Collected data:
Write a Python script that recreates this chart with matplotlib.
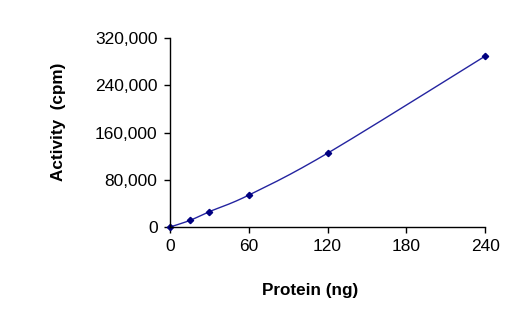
import numpy as np
import matplotlib
matplotlib.use('Agg')
import matplotlib.pyplot as plt
from matplotlib.ticker import FuncFormatter

plt.rcParams['font.family'] = ['Liberation Sans', 'DejaVu Sans']

# data
protein_ng = [0, 15, 30, 60, 120, 240]
activity_cpm = [0, 11000, 26000, 54000, 125000, 289500]
x_ticks = [0, 60, 120, 180, 240]
y_ticks = [0, 80000, 160000, 240000, 320000]


def smooth_line(xs, ys, n=30):
    # Excel style smoothed line: cubic Bezier segments through the points
    xs = np.asarray(xs, float)
    ys = np.asarray(ys, float)
    px, py = [], []
    for i in range(len(xs) - 1):
        x0, y0 = (xs[i - 1], ys[i - 1]) if i > 0 else (xs[i], ys[i])
        x3, y3 = (xs[i + 2], ys[i + 2]) if i + 2 < len(xs) else (xs[i + 1], ys[i + 1])
        c1x = xs[i] + (xs[i + 1] - x0) / 6
        c1y = ys[i] + (ys[i + 1] - y0) / 6
        c2x = xs[i + 1] - (x3 - xs[i]) / 6
        c2y = ys[i + 1] - (y3 - ys[i]) / 6
        t = np.linspace(0, 1, n)
        px.extend((1 - t) ** 3 * xs[i] + 3 * (1 - t) ** 2 * t * c1x
                  + 3 * (1 - t) * t ** 2 * c2x + t ** 3 * xs[i + 1])
        py.extend((1 - t) ** 3 * ys[i] + 3 * (1 - t) ** 2 * t * c1y
                  + 3 * (1 - t) * t ** 2 * c2y + t ** 3 * ys[i + 1])
    return px, py


fig = plt.figure(figsize=(5.28, 3.28), dpi=100)
ax = fig.add_axes([0.322, 0.308, 0.597, 0.576])

sx, sy = smooth_line(protein_ng, activity_cpm)
ax.plot(sx, sy, color='#2424a0', linewidth=1, clip_on=False)
ax.plot(protein_ng, activity_cpm, linestyle='none', marker='D', markersize=3.2,
        color='#000080', clip_on=False)

ax.set_xlim(0, 240)
ax.set_ylim(0, 320000)
ax.set_xticks(x_ticks)
ax.set_yticks(y_ticks)
ax.yaxis.set_major_formatter(FuncFormatter(lambda v, p: '{:,.0f}'.format(v)))

for s in ['top', 'right']:
    ax.spines[s].set_visible(False)
for s in ['left', 'bottom']:
    ax.spines[s].set_linewidth(1)
ax.tick_params(direction='out', length=4, width=1, labelsize=12.5, pad=5)

# axis titles placed where the reference has them
fig.text(310 / 528, 1 - 290 / 328, 'Protein (ng)', fontsize=12.3,
         fontweight='bold', ha='center', va='center')
fig.text(58 / 528, 1 - 122 / 328, 'Activity  (cpm)', fontsize=12.3,
         fontweight='bold', ha='center', va='center', rotation=90)

fig.savefig('out.png', dpi=100)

The task: Using the data above, write out every line exactly, leaving the images behind.

Output for this exercise:
Write a Python script that recreates this chart with matplotlib.
import numpy as np
import matplotlib
matplotlib.use('Agg')
import matplotlib.pyplot as plt
from matplotlib.ticker import FuncFormatter

plt.rcParams['font.family'] = ['Liberation Sans', 'DejaVu Sans']

# data
protein_ng = [0, 15, 30, 60, 120, 240]
activity_cpm = [0, 11000, 26000, 54000, 125000, 289500]
x_ticks = [0, 60, 120, 180, 240]
y_ticks = [0, 80000, 160000, 240000, 320000]


def smooth_line(xs, ys, n=30):
    # Excel style smoothed line: cubic Bezier segments through the points
    xs = np.asarray(xs, float)
    ys = np.asarray(ys, float)
    px, py = [], []
    for i in range(len(xs) - 1):
        x0, y0 = (xs[i - 1], ys[i - 1]) if i > 0 else (xs[i], ys[i])
        x3, y3 = (xs[i + 2], ys[i + 2]) if i + 2 < len(xs) else (xs[i + 1], ys[i + 1])
        c1x = xs[i] + (xs[i + 1] - x0) / 6
        c1y = ys[i] + (ys[i + 1] - y0) / 6
        c2x = xs[i + 1] - (x3 - xs[i]) / 6
        c2y = ys[i + 1] - (y3 - ys[i]) / 6
        t = np.linspace(0, 1, n)
        px.extend((1 - t) ** 3 * xs[i] + 3 * (1 - t) ** 2 * t * c1x
                  + 3 * (1 - t) * t ** 2 * c2x + t ** 3 * xs[i + 1])
        py.extend((1 - t) ** 3 * ys[i] + 3 * (1 - t) ** 2 * t * c1y
                  + 3 * (1 - t) * t ** 2 * c2y + t ** 3 * ys[i + 1])
    return px, py


fig = plt.figure(figsize=(5.28, 3.28), dpi=100)
ax = fig.add_axes([0.322, 0.308, 0.597, 0.576])

sx, sy = smooth_line(protein_ng, activity_cpm)
ax.plot(sx, sy, color='#2424a0', linewidth=1, clip_on=False)
ax.plot(protein_ng, activity_cpm, linestyle='none', marker='D', markersize=3.2,
        color='#000080', clip_on=False)

ax.set_xlim(0, 240)
ax.set_ylim(0, 320000)
ax.set_xticks(x_ticks)
ax.set_yticks(y_ticks)
ax.yaxis.set_major_formatter(FuncFormatter(lambda v, p: '{:,.0f}'.format(v)))

for s in ['top', 'right']:
    ax.spines[s].set_visible(False)
for s in ['left', 'bottom']:
    ax.spines[s].set_linewidth(1)
ax.tick_params(direction='out', length=4, width=1, labelsize=12.5, pad=5)

# axis titles placed where the reference has them
fig.text(310 / 528, 1 - 290 / 328, 'Protein (ng)', fontsize=12.3,
         fontweight='bold', ha='center', va='center')
fig.text(58 / 528, 1 - 122 / 328, 'Activity  (cpm)', fontsize=12.3,
         fontweight='bold', ha='center', va='center', rotation=90)

fig.savefig('out.png', dpi=100)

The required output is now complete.